YALT stands for the Young Adult Leadership Taskforce of the Christian Reformed Church. Young adults offer all of us fresh insights and challenging perspectives by means of this blog.
Two blog posts that caught my eye earlier this year were written by Gwen Vogelzang and Marcus Roskamp. Both focused on no longer being members of the CRC.
In her blog, Gwen explains why she left the CRC. What struck me was her desire to “be surrounded by people who haven’t always known Jesus and who could offer different perspectives on God and grace and what it means to them.”
In his blog, Marcus Roskamp asks the question, Should you be loyal to the denomination you grew up in? “I am now an RCA pastor,” he writes, “and my siblings no longer attend CRC churches. My siblings and I are all active and involved with our various churches, but none of us remain in the CRC.”

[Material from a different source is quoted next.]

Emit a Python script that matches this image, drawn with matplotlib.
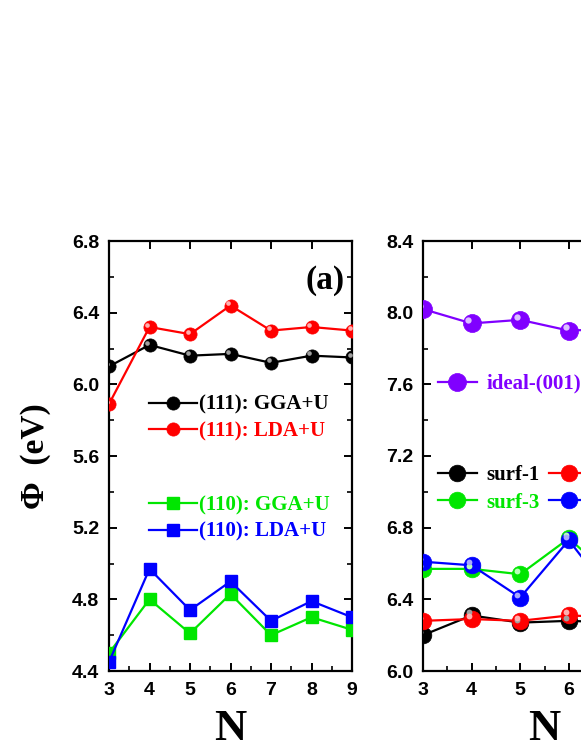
import matplotlib
matplotlib.use("Agg")
import matplotlib.pyplot as plt
from matplotlib.transforms import offset_copy

# ---- data ----
N_a = [3, 4, 5, 6, 7, 8, 9]
gga_111 = [6.10, 6.22, 6.16, 6.17, 6.12, 6.16, 6.15]
lda_111 = [5.89, 6.32, 6.28, 6.44, 6.30, 6.32, 6.30]
gga_110 = [4.50, 4.80, 4.61, 4.83, 4.60, 4.70, 4.63]
lda_110 = [4.45, 4.97, 4.74, 4.90, 4.68, 4.79, 4.70]

N_b = [3, 4, 5, 6, 7, 8]
ideal_001 = [8.02, 7.94, 7.96, 7.90, 7.91, 7.93]
surf_1 = [6.20, 6.31, 6.27, 6.28, 6.27, 6.28]
surf_2 = [6.28, 6.29, 6.28, 6.31, 6.30, 6.29]
surf_3 = [6.57, 6.57, 6.54, 6.74, 6.50, 6.55]
surf_4 = [6.61, 6.59, 6.41, 6.73, 6.38, 6.45]

BLACK, RED, GREEN, BLUE, PURPLE = "#000000", "#ff0000", "#00e600", "#0000ff", "#8000ff"
LIGHT = {BLACK: "#a0a0a0", RED: "#ffb0b0", GREEN: "#b8ffb8", BLUE: "#a8a8ff", PURPLE: "#dcc0ff"}

SERIF = ["Liberation Serif", "DejaVu Serif"]
plt.rcParams["font.family"] = ["Liberation Sans", "DejaVu Sans"]
plt.rcParams["font.weight"] = "bold"


def ball_line(ax, x, y, color, ms, label):
    ln, = ax.plot(x, y, "-o", color=color, lw=1.6, ms=ms, mfc=color,
                  mec=color, mew=0.5, label=label, zorder=3)
    # little highlight to fake the shaded spheres
    tr = offset_copy(ax.transData, fig=ax.figure, x=-ms * 0.18, y=ms * 0.18, units="points")
    ax.plot(x, y, "o", ls="none", ms=ms * 0.35, color=LIGHT[color], mec="none",
            transform=tr, zorder=4)
    return ln


def style_axis(ax):
    for s in ax.spines.values():
        s.set_linewidth(1.6)
    ax.tick_params(which="major", direction="in", length=6, width=1.4,
                   labelsize=14, top=True, right=True, pad=7)
    ax.tick_params(which="minor", direction="in", length=3.5, width=1.2,
                   top=False, right=True)
    ax.tick_params(axis="x", which="major", pad=8)
    for lab in ax.get_xticklabels() + ax.get_yticklabels():
        lab.set_fontweight("bold")


fig = plt.figure(figsize=(5.81, 7.52), dpi=100)
H = 752.0
W = 581.0
ax_a = fig.add_axes([109 / W, 1 - 671 / H, 243 / W, 430 / H])
ax_b = fig.add_axes([423 / W, 1 - 671 / H, 243 / W, 430 / H])

# ---- panel (a) ----
l1 = ball_line(ax_a, N_a, gga_111, BLACK, 9.5, "(111): GGA+U")
l2 = ball_line(ax_a, N_a, lda_111, RED, 9.5, "(111): LDA+U")
l3, = ax_a.plot(N_a, gga_110, "-s", color=GREEN, lw=1.6, ms=9, label="(110): GGA+U", zorder=3)
l4, = ax_a.plot(N_a, lda_110, "-s", color=BLUE, lw=1.6, ms=9, label="(110): LDA+U", zorder=3)

ax_a.set_xlim(3, 9)
ax_a.set_ylim(4.4, 6.8)
ax_a.set_xticks(range(3, 10))
ax_a.set_xticks([3.5, 4.5, 5.5, 6.5, 7.5, 8.5], minor=True)
ax_a.set_yticks([4.4, 4.8, 5.2, 5.6, 6.0, 6.4, 6.8])
ax_a.set_yticks([4.6, 5.0, 5.4, 5.8, 6.2, 6.6], minor=True)
ax_a.set_yticklabels(["4.4", "4.8", "5.2", "5.6", "6.0", "6.4", "6.8"])
style_axis(ax_a)

ax_a.text(0.97, 0.945, "(a)", transform=ax_a.transAxes, ha="right", va="top",
          fontsize=24, fontweight="bold", family=SERIF)
ax_a.set_xlabel("N", fontsize=32, fontweight="bold", family=SERIF, labelpad=7)
ax_a.set_ylabel("Φ  (eV)", fontsize=24, fontweight="bold", family=SERIF)
ax_a.yaxis.set_label_coords(-0.237, 0.5)

leg_kw = dict(frameon=False, loc="upper left", borderpad=0, borderaxespad=0,
              handlelength=2.3, handletextpad=0.1, labelspacing=0.32,
              prop={"family": SERIF, "weight": "bold", "size": 15})
lg1 = ax_a.legend([l1, l2], ["(111): GGA+U", "(111): LDA+U"],
                  bbox_to_anchor=(0.165, 0.642), **leg_kw)
for t, c in zip(lg1.get_texts(), [BLACK, RED]):
    t.set_color(c)
ax_a.add_artist(lg1)
lg2 = ax_a.legend([l3, l4], ["(110): GGA+U", "(110): LDA+U"],
                  bbox_to_anchor=(0.165, 0.409), **leg_kw)
for t, c in zip(lg2.get_texts(), [GREEN, BLUE]):
    t.set_color(c)

# ---- panel (b) ----
p0 = ball_line(ax_b, N_b, ideal_001, PURPLE, 13, "ideal-(001)")
p1 = ball_line(ax_b, N_b, surf_1, BLACK, 12, "surf-1")
p2 = ball_line(ax_b, N_b, surf_2, RED, 12, "surf-2")
p3 = ball_line(ax_b, N_b, surf_3, GREEN, 12, "surf-3")
p4 = ball_line(ax_b, N_b, surf_4, BLUE, 12, "surf-4")

ax_b.set_xlim(3, 8)
ax_b.set_ylim(6.0, 8.4)
ax_b.set_xticks(range(3, 9))
ax_b.set_xticks([3.5, 4.5, 5.5, 6.5, 7.5], minor=True)
ax_b.set_yticks([6.0, 6.4, 6.8, 7.2, 7.6, 8.0, 8.4])
ax_b.set_yticks([6.2, 6.6, 7.0, 7.4, 7.8, 8.2], minor=True)
ax_b.set_yticklabels(["6.0", "6.4", "6.8", "7.2", "7.6", "8.0", "8.4"])
style_axis(ax_b)
ax_b.set_xlabel("N", fontsize=32, fontweight="bold", family=SERIF, labelpad=7)

kb = dict(leg_kw)
kb.update(handlelength=1.9, handletextpad=0.45)
lg3 = ax_b.legend([p0], ["ideal-(001)"], bbox_to_anchor=(0.06, 0.691), **kb)
lg3.get_texts()[0].set_color(PURPLE)
ax_b.add_artist(lg3)
kb.update(columnspacing=0.45, labelspacing=0.36)
# row-wise order: surf-1, surf-2 / surf-3, surf-4
lg4 = ax_b.legend([p1, p3, p2, p4], ["surf-1", "surf-3", "surf-2", "surf-4"],
                  ncol=2, bbox_to_anchor=(0.06, 0.479), **kb)
for t, c in zip(lg4.get_texts(), [BLACK, GREEN, RED, BLUE]):
    t.set_color(c)

fig.savefig("out.png", dpi=100)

I’m grateful for the honesty of Gwen and Marcus, and I believe we can learn at least two things from them.
First, it often seems that membership in a congregation is selected because of some sort of fit with the culture of the church. What do I mean by that? Ronald Keener, the editor of Church Executive, defines a church’s culture as “this is how we do things here.”
Having recently moved to Grand Rapids, my family and I needed to find a new church home. As we visited various churches we were processing our fit, seeking to evaluate how things were done there. Like Gwen, we were searching for authentic community.
Notice that, when focusing on a culture, the emphasis doesn’t seem to be on how hip or traditional the music is, how dynamic the preaching, or how spontaneous or liturgical the worship. Although these things count, they probably do not count as much as the heated debates in which we engage would suggest they do. The key, I suspect is authenticity.
Second, both authors are addressing the dimension of denomination, while also addressing church membership. I think it’s helpful to remember that the former relates more to identity and ideals and the latter to community and practice.
In contrast to past generations, for many young people today the choice of a church home is more about the congregation and much less about denominational affiliation.
There’s something refreshing about that, especially for those of us who have tended to base our choices more on denominational identity than on the health of a congregation. But Marcus offers us encouragement when he says that Reformed theology gives him “some grounding and a place to refer back to as I read Scripture and work through issues in the church.”
After reflecting on these blog posts, I end up with two thoughts.
First, in seeking a local congregation, look for fit, but don’t ignore the theological foundations. While the statement of beliefs posted on a congregation’s web page is helpful, a connection to a denomination provides a mooring that is deep and broad and is based upon the Spirit having guided generations of faithful brothers and sisters. Although a denomination can at times be as messy and contentious as some extended families, it also keeps us biblically anchored and helps us to faithfully sort through the new challenges facing each new generation.
Second, while I believe it’s possible to find both authentic community and Reformed grounding (our 1,000-plus congregations provide many splendid examples of this), a person’s Reformed identity need not be lost just because she or he no longer claims CRC membership.
Our spiritual journeys are intricately tied both to a local congregation and to a Christian identity that transcends local ties. Rather than challenging this new generation of adults to simply remain in the CRC, I suggest we challenge the generation I and many of you represent to continually improve as a family of churches that are authentic, worshiping communities rooted deeply in our Reformed confessional identity.
And may all glory be given to God the Father, Son and Holy Spirit.